I’m sure the companies selling the software want people to think that. Automatic Fingerprint ID has enough false positives, I can’t imagine this wouldn’t be worse.
This and the initial article are central plot points in Cory Doctorow's Little Brother.
It's a YA novel about a guy who helps organize resistance against the government by hacking Xboxes. There are at least 2 sex scenes. The ending is deeply unsatisfying, perhaps because the author wanted to convey that he alone cannot possibly succeed
Depends on the tech, but essentially you need to adjust stride length, foot pronation/supination, knee extension and a bunch of things about hip alignment.
Someone walking while looking at their phone will ID differently than the same person walking fast while trying not to run.
BUT, in the same context with the same footwear, these systems are pretty accurate. So in places with CCTV, they can be pretty quick at tagging and filtering regular repeated activity. That way, it’s the unrecognized gaits that get flagged up for investigation.

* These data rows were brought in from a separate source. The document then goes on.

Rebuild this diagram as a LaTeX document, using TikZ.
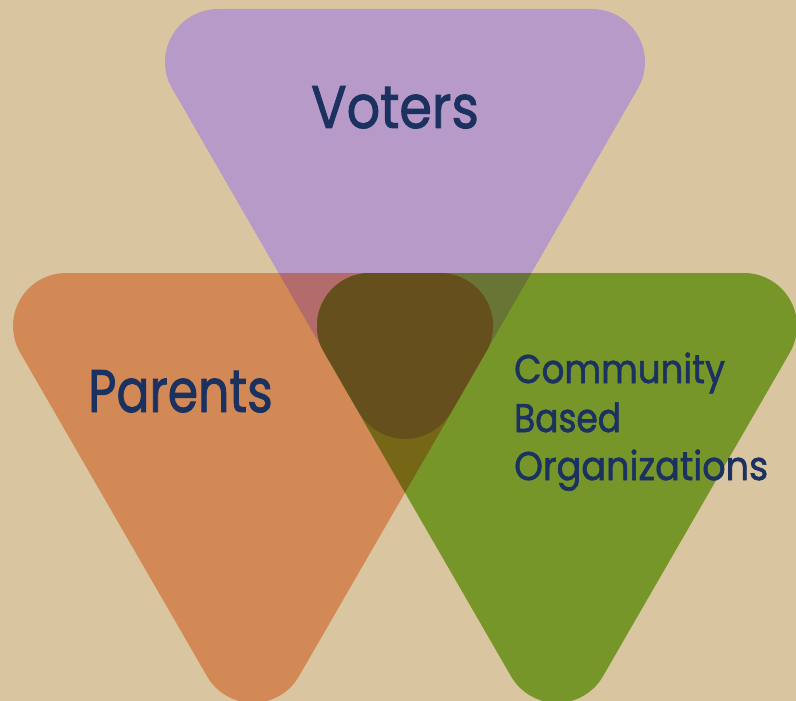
\documentclass[tikz,border=0pt]{standalone}
\usepackage{fontspec}
\newfontfamily\labelfont{Poppins}[FakeBold=1.6]
\definecolor{bg}{HTML}{D9C6A0}
\definecolor{votersfill}{HTML}{B89AC8}
\definecolor{parentsfill}{HTML}{D38956}
\definecolor{cbofill}{HTML}{76962A}
\definecolor{vpfill}{HTML}{B46B6C}
\definecolor{vcfill}{HTML}{687534}
\definecolor{pcfill}{HTML}{756716}
\definecolor{allfill}{HTML}{644F1D}
\definecolor{ink}{HTML}{1B3160}
\begin{document}
\begin{tikzpicture}[x=1pt,y=1pt,
  % inverted equilateral triangle (side 558pt) with circular corners of radius 53pt;
  % arguments: left x and top y of the sharp triangle (y measured downwards)
  rtri/.style 2 args={insert path={(#1+92,-#2) -- ++(374pt,0)
      arc[start angle=90,end angle=-30,radius=53pt] -- ++(240:374pt)
      arc[start angle=-30,end angle=-150,radius=53pt] -- ++(120:374pt)
      arc[start angle=210,end angle=90,radius=53pt] -- cycle}},
  triV/.style={rtri={126}{9}},
  triP/.style={rtri={-26}{273}},
  triC/.style={rtri={278}{273}},
  lbl/.style={text=ink, inner sep=0pt, anchor=base west}]
\fill[bg] (0,0) rectangle (796,-701);
\useasboundingbox (0,0) rectangle (796,-701);
% the three groups
\fill[votersfill, triV];
\fill[parentsfill, triP];
\fill[cbofill, triC];
% pairwise overlaps and the shared core
\begin{scope}
  \clip[triV];
  \fill[vpfill, triP];
  \fill[vcfill, triC];
\end{scope}
\begin{scope}
  \clip[triP];
  \fill[pcfill, triC];
  \clip[triV];
  \fill[allfill, triC];
\end{scope}
% labels
\node[lbl, xscale=0.875, font=\labelfont\fontsize{60}{60}\selectfont] (voters) at (311,-128) {Voters};
\node[lbl, xscale=0.815, font=\labelfont\fontsize{60}{60}\selectfont] (parents) at (88,-412) {Parents};
\node[lbl, xscale=0.89, font=\labelfont\fontsize{40}{40}\selectfont] (community) at (514,-383) {Community};
\node[lbl, xscale=0.86, font=\labelfont\fontsize{40}{40}\selectfont] (based) at (514,-432) {Based};
\node[lbl, xscale=0.915, font=\labelfont\fontsize{40}{40}\selectfont] (orgs) at (514,-480) {Organizations};
\end{tikzpicture}
\end{document}
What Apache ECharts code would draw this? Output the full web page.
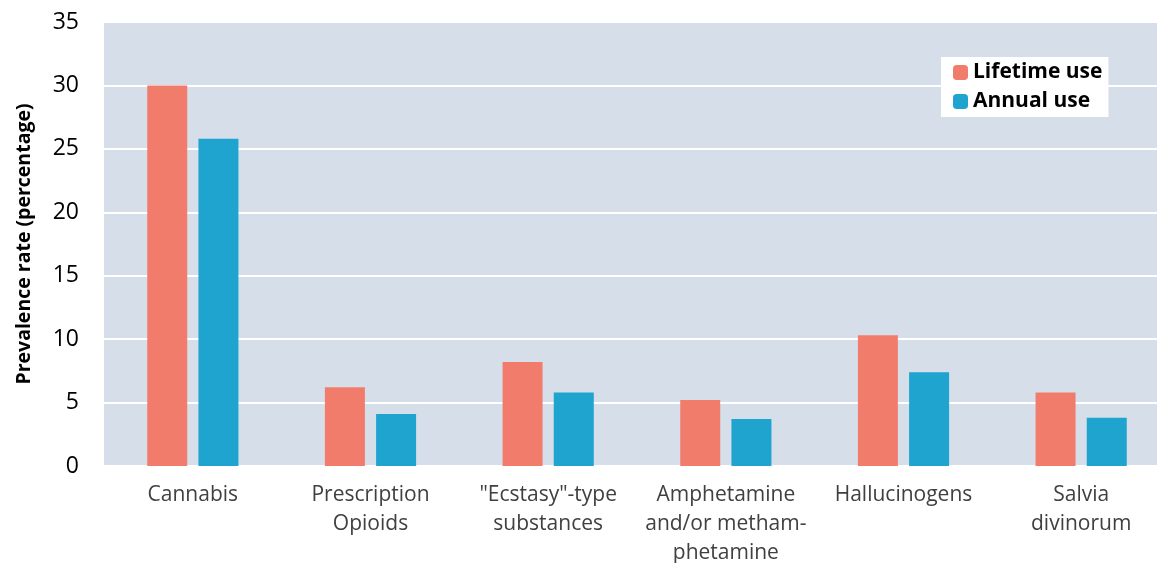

If I wear boots, sneakers, sandals, hiking shoes sometimes I wonder if it will be enough to throw it off? How distinctly will it be able to tell from millions of gait patterns? Sure it may work foolproof for a set of 100 even intentionally trying to vary things, but how similar will the gait of Roberto Ramirez be to himself the next week or to the hundreds of thousands of people going past an area over a year?
As I recall yes. When the tech was new several years ago, just wearing flip-flops or jandels or whatever-you-call-them was enough to completely throw it off.
I definitively walk differently in e.g., Birks, generic sandals, and generic slip-on closed-toe shoes.
Each one is quite consistent and recognizable, unfortunately, which puts me in a position of few options for working around this sort of technology. If you see me in Birks a decade ago, you'll know me in Birks today without having to see anything above my hip.
Knew this was coming at scale sooner or later. Something of a concern to me personally, because my own gait is particularly identifiable to those who know me.
Aside from footwear, and possibly using various inserts to change the way one's foot falls on the ground, I don't have any obvious thoughts for defeating this unfortunately. The problem with any sort of inserts is that they're likely to cause other problems over time for the same reason they could theoretically mask one's gait - unnatural walking tends to be bad for the body on the whole, and to cause more widespread problems over time.